I love conversations where I question what it is to be human. I think it’s why I do have my anxious moments; I start thinking about these things and then realise that I’m feeling like I am standing on the edge of a cliff. It’s a strange feeling to go from laughing about what the colour purple might taste like, to realising that life is undefinable.
It doesn’t help that I’m really tired and a little bit stressed but I always seem to be having those strange staff room conversations where we consider whether the Matrix is real and we are all just plugged into a giant X-Box.
I probably need to lay off the running because it’s making my brain turn into mush, but I also fear that I don’t understand enough about being human. Really we know sweet FA about why we are here other than to be kind and make other people’s lives a little bit better for being in it.
Now I’m off to ponder if we all see colours differently and where I see green leaves you see pink. #iamshooketh
5 thoughts on “standing on the precipice”
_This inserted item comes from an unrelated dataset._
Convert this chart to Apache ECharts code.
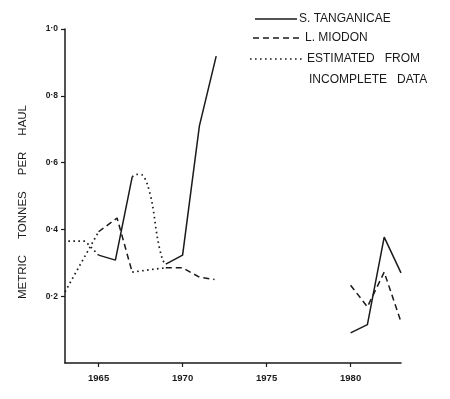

Those ‘what if’ sorts of questions – the ones that make you ponder – are so fascinating, aren’t they? Even if they are a little fantastical, they’re also fascinating, and they give you lots to think about…
And they make us realise how ridiculous some of our concerns are. I can spend weeks worrying about a bill when really money doesn’t even exist; it’s just numbers on a computer, but my brain cannot process that!
A very deep post to ask “What’s this all about???” I also enjoy those deep, philosophical conversations. I’ve come to believe that each of us creates our own answer as to what life is about. In that way, life can be definable. We can define it as helping others — as you mentioned. Or we can define it as pursuing a passion — be that science, music, or art. Or it can be a combination of things that are important to us. That belief has brought me some comfort. Sure, there will be mysteries swirling about — and those offer more subjects to wonder about.
Exactly. And wouldn’t it be fun if God just sat us down and gave us all the answers on our final day? I think a lot of us would wish that we hadn’t spent time sweating the small stuff.
It would be really interesting if we we’re told answers on our final day. But I wonder if He/She would say something along the lines of “I created the mysteries because I wanted you folks to come up with your own answers.”